Yorgancıoğlu'nun açıklaması şöyle:
Kendi koltukları ve kendilerine çok yakınların çıkarlarını korumaktan başka bir gailesi olmayan Ulusal Birlik Partisi hükümetinin halk düşmanı tavırları hız kesmeden devam ediyor. Bir yandan ülkemizin bütün kaynaklarını peşkeş çekerken, öte yandan da ayırımcılığın her türlüsüyle toplumsal barışı tehdit etmektedir.
UBP Hükümetinin, Ercan Havalimanı’nı peşkeş çektiği Taşyapı İnşaat daha tek bir çivi çakmadan ve en küçük bir yatırım dahi yapmadan devlete ödediği parayı geri almaya çalışmaktadır. Bu parayı geri almak için havaalanında uygulanan ücretlere yasa ile yapılan ve hava yolu şirketlerini isyan ettiren zamlar nedeniyle uçuşların durma ihtimali belirmiştir. Ülkemiz ulaşımı için çok büyük bir tehdit oluşturan bu durumu ortadan kaldırmak için hükümet bu kez de elini Değirmenlik Belediyesi’nin bütçesine uzatmaya kalkışmaktadır.
Sözde özelleştirmeyle oluşturulan tekelin yaptığı fahiş fiyat artışlarını düşürme konusunda Taşyapı’ya sözünü geçirmek bir yana, ona teslim olan UBP ve ilgili Bakan Ersan Saner yol açtıkları kaosu çözmek için binlerce insana hizmet götüren Değirmenlik Belediyesi’nin Ercan Havaalanına verdiği hizmetlerin karşılığı olarak her yolcu başına aldığı 5 liralık payı kaldırarak Taşyapı’yı korumaya çalışıyor. Yani Hükümet, Değirmenlik Belediye sınırları içinde yaşayan halkımıza hizmet sunulabilmesinde çok büyük bir payı olan bu geliri halkımızdan alıp ve Taşyapı İnşaat’a adeta hediye etmeye çalışmaktadır.
UBP’nin bu anlayışı Mağusa ve Girne Limanları ile Belediyelerini de hedef almaktadır. Hazırlanan tasarı ile bu limanlardan çıkış yapacak yolcularından belediye hizmetlerinden yararlanmaları karşılığı olarak alınan ücretleri ve dünyanın bütün limanlarında mevcut olan bu uygulamayı ortadan kaldırarak peşkeş çektikleri şirketlerin karına kar katmaya çalışmaktadır.
Yasa tasarısı henüz Meclis’e sevk edilmemiş olmasına rağmen, Ersan Saner havayolu şirketlerini arayarak belediyeye ödeme yapmamaları yönünde uyarıda bulunuyor.

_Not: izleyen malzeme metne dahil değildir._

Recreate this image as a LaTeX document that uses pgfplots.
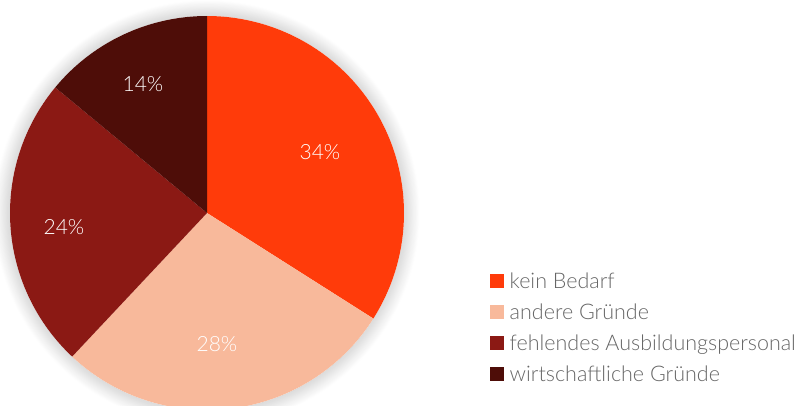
\documentclass[border=0pt]{standalone}
\usepackage{fontspec}
\setmainfont{Lato}[UprightFont={* Light}]
\usepackage{pgfplots}
\pgfplotsset{compat=1.18}
\usetikzlibrary{shadows.blur}
\definecolor{kb}{HTML}{FF3B0A}
\definecolor{ag}{HTML}{F8B99B}
\definecolor{fa}{HTML}{8B1914}
\definecolor{wg}{HTML}{4E0D08}
\definecolor{legtext}{HTML}{666666}
\begin{document}
\begin{tikzpicture}
\useasboundingbox (0,0) rectangle (801pt,405pt);
\clip (0,0) rectangle (801pt,405pt);
\begin{axis}[
  at={(0,0)}, anchor=south west,
  scale only axis, width=801pt, height=405pt,
  xmin=0, xmax=801, ymin=0, ymax=405,
  hide axis, clip=false,
  legend style={at={(axis cs:490,132)}, anchor=north west, draw=none, fill=none,
    font=\fontsize{21.5}{24}\selectfont\color{legtext}, row sep=12pt, column sep=6pt,
    inner sep=0pt, nodes={inner sep=0pt, anchor=base west, text height=15pt, text depth=4pt}},
  legend cell align=left,
  legend image code/.code={\fill[#1] (0pt,0pt) rectangle (13.5pt,14pt);},
]
\fill[white, blur shadow={shadow xshift=0pt, shadow yshift=0pt, shadow blur radius=16pt, shadow opacity=30, shadow blur steps=20}] (axis cs:207,192) circle [radius=197pt];
% values: 34, 28, 24, 14 (clockwise from top)
\addplot[fill=kb, draw=none, domain={90-3.6*34}:90, samples=120, variable=\t]
  ({207+197*cos(t)},{192+197*sin(t)}) -- (axis cs:207,192) -- cycle;
\addlegendentry{kein Bedarf}
\addplot[fill=ag, draw=none, domain={90-3.6*(34+28)}:{90-3.6*34}, samples=120, variable=\t]
  ({207+197*cos(t)},{192+197*sin(t)}) -- (axis cs:207,192) -- cycle;
\addlegendentry{andere Gründe}
\addplot[fill=fa, draw=none, domain={90-3.6*(34+28+24)}:{90-3.6*(34+28)}, samples=120, variable=\t]
  ({207+197*cos(t)},{192+197*sin(t)}) -- (axis cs:207,192) -- cycle;
\addlegendentry{fehlendes Ausbildungspersonal}
\addplot[fill=wg, draw=none, domain={90-3.6*(34+28+24+14)}:{90-3.6*(34+28+24)}, samples=120, variable=\t]
  ({207+197*cos(t)},{192+197*sin(t)}) -- (axis cs:207,192) -- cycle;
\addlegendentry{wirtschaftliche Gründe}
\begin{scope}[every node/.style={text=white, font=\fontsize{21}{24}\selectfont}]
\node at (axis cs:320,253) {34\%};
\node at (axis cs:217,61) {28\%};
\node at (axis cs:64,178) {24\%};
\node at (axis cs:143,321) {14\%};
\end{scope}
\end{axis}
\end{tikzpicture}
\end{document}
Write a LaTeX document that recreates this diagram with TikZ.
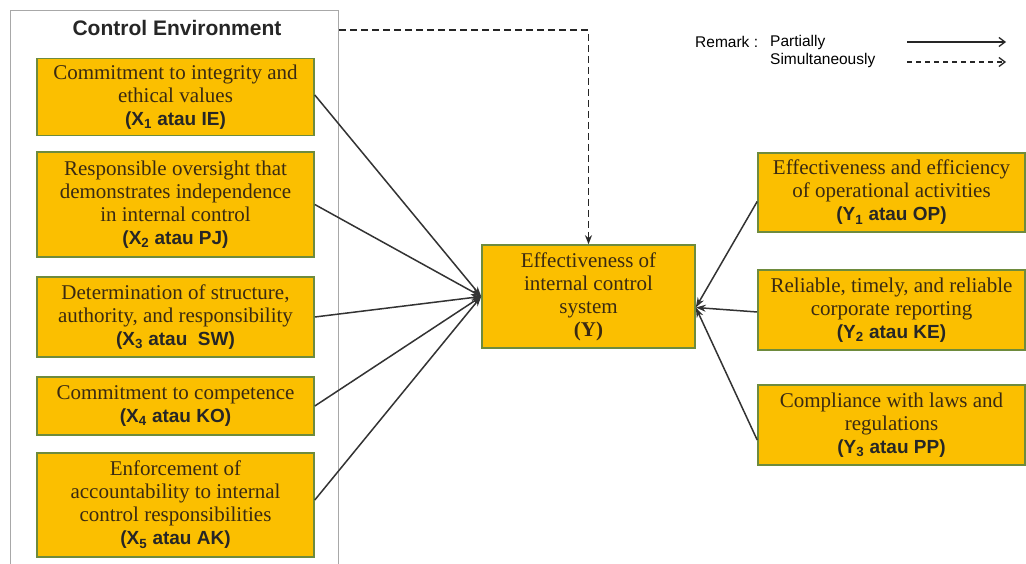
\documentclass[tikz,border=0pt]{standalone}
\usepackage{fontspec}
\setmainfont{Liberation Serif}
\newfontfamily\arialf{Liberation Sans}
\usetikzlibrary{arrows.meta}
\definecolor{boxfill}{HTML}{FBBF00}
\definecolor{boxline}{HTML}{6E8B3D}
\definecolor{txtbrown}{HTML}{3A2A12}
\definecolor{cegray}{HTML}{A8A8A8}
\tikzset{
  ybox/.style={draw=boxline, line width=1.6pt, fill=boxfill, align=center,
    text=txtbrown, font=\fontsize{21}{23}\selectfont, inner sep=1pt},
  conn/.style={draw=black!80, line width=1.5pt, -{Stealth[length=10pt,width=7pt]}},
  dconn/.style={draw=black!85, line width=1.5pt, dash pattern=on 7pt off 4pt, -{Stealth[length=9pt,width=7pt]}},
  legtxt/.style={font=\arialf\fontsize{15.5}{17}\selectfont, anchor=west, inner sep=0pt},
}
\newcommand{\codelbl}[1]{{\arialf\bfseries\fontsize{19}{21}\selectfont\color{black!85}#1}}
\begin{document}
\begin{tikzpicture}[x=1pt,y=-1pt]
\useasboundingbox (0,0) rectangle (1026,564);
\fill[white] (0,0) rectangle (1026,564);
% Control environment frame
\node[draw=cegray, line width=1.4pt, minimum width=328pt, minimum height=570pt, anchor=north west, inner sep=0pt] (ce) at (10,10) {};
\node[font=\arialf\bfseries\fontsize{21}{24}\selectfont, text=black!85] (cetitle) at (177,28) {Control Environment};
% X boxes
\node[ybox, minimum width=277pt, minimum height=77pt] (x1) at (175.5,97) {Commitment to integrity and\\ethical values\\\codelbl{(X\textsubscript{1} atau IE)}};
\node[ybox, minimum width=277pt, minimum height=105pt] (x2) at (175.5,204.5) {Responsible oversight that\\demonstrates independence\\in internal control\\\codelbl{(X\textsubscript{2} atau PJ)}};
\node[ybox, minimum width=277pt, minimum height=80pt] (x3) at (175.5,317) {Determination of structure,\\authority, and responsibility\\\codelbl{(X\textsubscript{3} atau\ \ SW)}};
\node[ybox, minimum width=277pt, minimum height=58pt] (x4) at (175.5,406) {Commitment to competence\\\codelbl{(X\textsubscript{4} atau KO)}};
\node[ybox, minimum width=277pt, minimum height=104pt] (x5) at (175.5,505) {Enforcement of\\accountability to internal\\control responsibilities\\\codelbl{(X\textsubscript{5} atau AK)}};
% Y box
\node[ybox, minimum width=213pt, minimum height=103pt] (y) at (588.5,296.5) {Effectiveness of\\internal control\\system\\{\bfseries (Y)}};
% Y sub boxes
\node[ybox, minimum width=267pt, minimum height=79pt] (y1) at (891.5,192.5) {Effectiveness and efficiency\\of operational activities\\\codelbl{(Y\textsubscript{1} atau OP)}};
\node[ybox, minimum width=267pt, minimum height=80pt] (y2) at (891.5,310) {Reliable, timely, and reliable\\corporate reporting\\\codelbl{(Y\textsubscript{2} atau KE)}};
\node[ybox, minimum width=267pt, minimum height=80pt] (y3) at (891.5,425) {Compliance with laws and\\regulations\\\codelbl{(Y\textsubscript{3} atau PP)}};
% connectors
\coordinate (yin) at (y.west);
\coordinate (yout) at ([yshift=-11pt]y.east);
\draw[conn] ([yshift=2pt]x1.east) -- (yin);
\draw[conn] (x2.east) -- (yin);
\draw[conn] (x3.east) -- (yin);
\draw[conn] (x4.east) -- (yin);
\draw[conn] ([yshift=5pt]x5.east) -- (yin);
\draw[conn] ([yshift=-9pt]y1.west) -- (yout);
\draw[conn] ([yshift=-2pt]y2.west) -- (yout);
\draw[conn] ([yshift=-15pt]y3.west) -- (yout);
\coordinate (dbend) at (y.north |- 0,30);
\draw[dconn] ([yshift=-20pt]ce.north east) -- (dbend) -- (y.north);
% legend
\node[legtxt] (rem) at (695,42) {Remark :};
\node[legtxt] (part) at (770,42) {Partially};
\node[legtxt] (simu) at (770,60) {Simultaneously};
\coordinate (la1) at (907,42);
\coordinate (la2) at (1006,42);
\coordinate (lb1) at (907,62);
\coordinate (lb2) at (1006,62);
\draw[line width=1.3pt, black!85, -{Straight Barb[length=6pt,width=9pt]}] (la1) -- (la2);
\draw[line width=1.3pt, black!85, dash pattern=on 5pt off 4pt, -{Straight Barb[length=6pt,width=9pt]}] (lb1) -- (lb2);
\end{tikzpicture}
\end{document}
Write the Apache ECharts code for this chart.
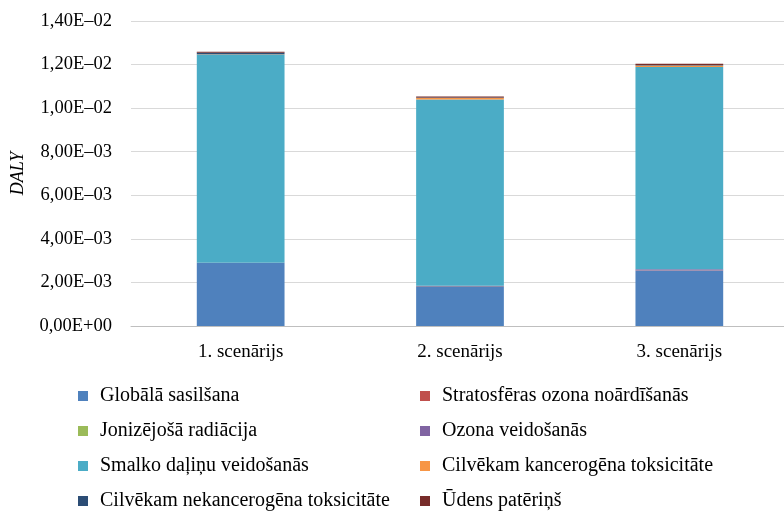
<!DOCTYPE html>
<html><head><meta charset="utf-8">
<script src="https://cdn.jsdelivr.net/npm/echarts@6/dist/echarts.min.js"></script>
<style>html,body{margin:0;padding:0;background:#fff}#c{width:784px;height:511px}</style>
</head><body><div id="c"></div>
<script>
const categories = ['1. scenārijs', '2. scenārijs', '3. scenārijs'];
const seriesNames = ['Globālā sasilšana','Stratosfēras ozona noārdīšanās','Jonizējošā radiācija','Ozona veidošanās','Smalko daļiņu veidošanās','Cilvēkam kancerogēna toksicitāte','Cilvēkam nekancerogēna toksicitāte','Ūdens patēriņš'];
const globala = [0.00289, 0.00183, 0.00255];
const stratosferas = [0.000005, 0.000004, 0.000005];
const jonizejosa = [0.000001, 0.000001, 0.000001];
const ozona = [0.000012, 0.00001, 0.00005];
const smalko = [0.00955, 0.00855, 0.00928];
const kancerogena = [0.00002, 0.00007, 0.00007];
const nekancerogena = [0.00006, 0.00002, 0.00003];
const udens = [0.00005, 0.00005, 0.00005];
const yTicks = [0, 0.002, 0.004, 0.006, 0.008, 0.01, 0.012, 0.014];
const colors = ['#4F81BD','#C0504D','#9BBB59','#8064A2','#4BACC6','#F79646','#2C4D75','#772C2A'];
const dataArr = [globala, stratosferas, jonizejosa, ozona, smalko, kancerogena, nekancerogena, udens];
const font = 'Liberation Serif';
function fmt(v){
  let s = Number(v).toExponential(2);
  let [m, e] = s.split('e');
  let sign = e[0] === '-' ? '–' : '+';
  let n = Math.abs(parseInt(e,10));
  return m.replace('.', ',') + 'E' + sign + (n < 10 ? '0' + n : n);
}
const chart = echarts.init(document.getElementById('c'));
function legendCfg(extra, size){
  return Object.assign({
    orient: 'vertical', icon: 'rect', itemWidth: 10, itemHeight: 10, itemGap: 15,
    height: 200,
    textStyle: {fontFamily: font, fontSize: size, lineHeight: 20, color: '#000', padding: [0,0,0,7]},
    selectedMode: false
  }, extra);
}
chart.setOption({
  animation: false,
  color: colors,
  grid: {left: 131, right: -5, top: 21, bottom: 185, containLabel: false, outerBoundsMode: 'none'},
  legend: [
    legendCfg({left: 73, top: 381, data: [seriesNames[0], seriesNames[2], seriesNames[4], seriesNames[6]]}, 20),
    legendCfg({left: 415, top: 381, data: [seriesNames[1], seriesNames[3], seriesNames[5], seriesNames[7]]}, 20)
  ],
  xAxis: {
    type: 'category', data: categories,
    axisLine: {lineStyle: {color: '#bfbfbf'}}, axisTick: {show: false},
    axisLabel: {fontFamily: font, fontSize: 19, color: '#000', margin: 17}
  },
  yAxis: {
    type: 'value', min: 0, max: 0.014, interval: 0.002,
    name: 'DALY', nameLocation: 'middle', nameGap: 104, nameRotate: 90,
    nameTextStyle: {fontFamily: font, fontSize: 18, fontStyle: 'italic', color: '#000'},
    axisLine: {show: false}, axisTick: {show: false},
    splitLine: {lineStyle: {color: '#d9d9d9'}},
    axisLabel: {fontFamily: font, fontSize: 18.5, color: '#000', margin: 19, formatter: fmt}
  },
  series: seriesNames.map((n, i) => ({
    name: n, type: 'bar', stack: 'total', barWidth: '40%',
    data: dataArr[i], itemStyle: {color: colors[i]}
  }))
});
</script></body></html>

Bu hiçbir hukuk devletinde karşılaşılabilecek bir durum değildir. Demokrasiye ve hukuka inanan hiç kimse bu cüreti gösteremez. Hiçbir siyasi kendini özel şirketlerin komisyoncusu gibi görüp gayrı yasal taleplerde bulunamaz. Ersan Saner bu davranışının hesabını mutlaka verecektir.
Limanlarla ilgili bu girişimlerin hedefinde ülkemizin en başarılı belediyelerini darbeleme ve hatta batırma niyeti vardır. Bu belediyeler partimize mensup başkanların yönetimindedir. Hükümetin bu arsız saldırısı bu haliyle de asla yurt ve insan sevgisiyle bağdaşmaz.
Ülkemize gelecek suyun dağıtımı konusunda teslimiyetçi bir yaklaşımla özelleştirmeyi kabul eden, ülkemizdeki bütün yerel yönetimleri devreden çıkararak onları etkisizleştiren anlayış da demokrasi ve hukukla bağdaşmaz. Bu niyetler de UBP’nin gerçek yüzünü göstermektedir. Bu anlayış hem kendi halkına hem de kendi yerel yönetimlerine ihanet eden bir anlayıştır.
Ersan Saner ve UBP Hükümeti bu kolay sandıkları yolu rahatlıkla uygulayabileceklerini sanıyorlarsa aldandıklarını yakında görecekler. Halkımız ve partimizin vereceği mücadele ile bu yolun onlara çok pahalıya mal olacağına tanıklık edecekler. Halkımızı hiçe saymanın, ona ihanet etmenin, kurumlarını peşkeş çekmenin siyasal iradesini ayaklar altına almanın bedelinin ödeneceği gün giderek yaklaşmaktadır.